This project focuses on forecasting Bitcoin price volatility using ensemble-based machine learning models applied to historical market data. The goal is to evaluate the effectiveness of tree-based models in capturing non-linear dynamics in highly volatile cryptocurrency markets.
Cryptocurrency markets exhibit extreme volatility and non-stationary behavior, making traditional forecasting approaches challenging.

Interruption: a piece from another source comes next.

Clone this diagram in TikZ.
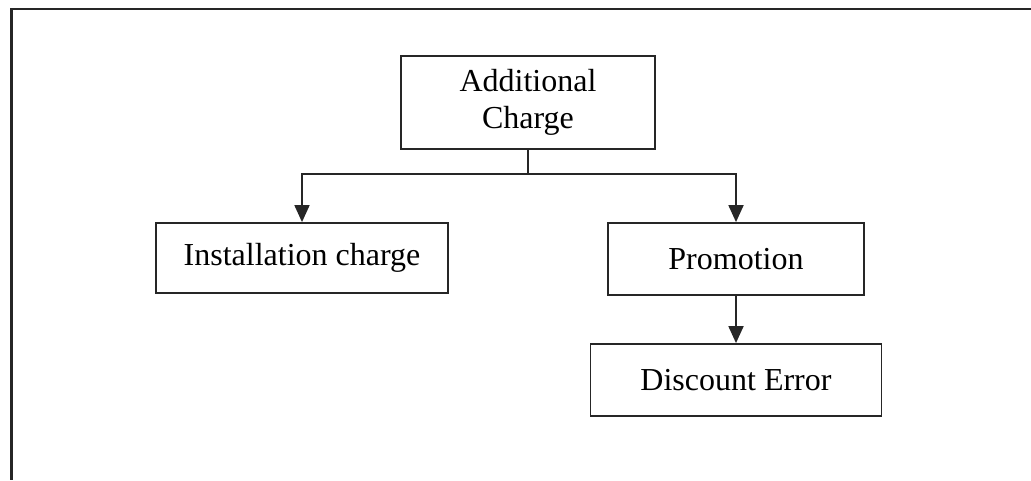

This project aims to:
- Model short-term volatility patterns
- Compare ensemble learning approaches for predictive performance
- Collected historical Bitcoin OHLCV data
- Engineered lag-based, rolling-window, and statistical features
- Trained ensemble regression models including Random Forest and XGBoost
- Performed hyperparameter tuning to reduce prediction error variance
- Evaluated models using MAE and R² metrics
- Achieved a Mean Absolute Error (MAE) of approximately 1,250 USD
- Achieved an R² score of 0.92 on held-out evaluation data
- Reduced prediction error variance by ~18% through feature optimization and tuning
- Python
- Pandas, NumPy
- Scikit-learn
- XGBoost
- Matplotlib / Seaborn
✅ Core modeling completed
🚧 Ongoing improvements:
- Model comparison across market regimes
- Deployment as an interactive analytics dashboard
This project is for educational purposes only and does not constitute financial or investment advice.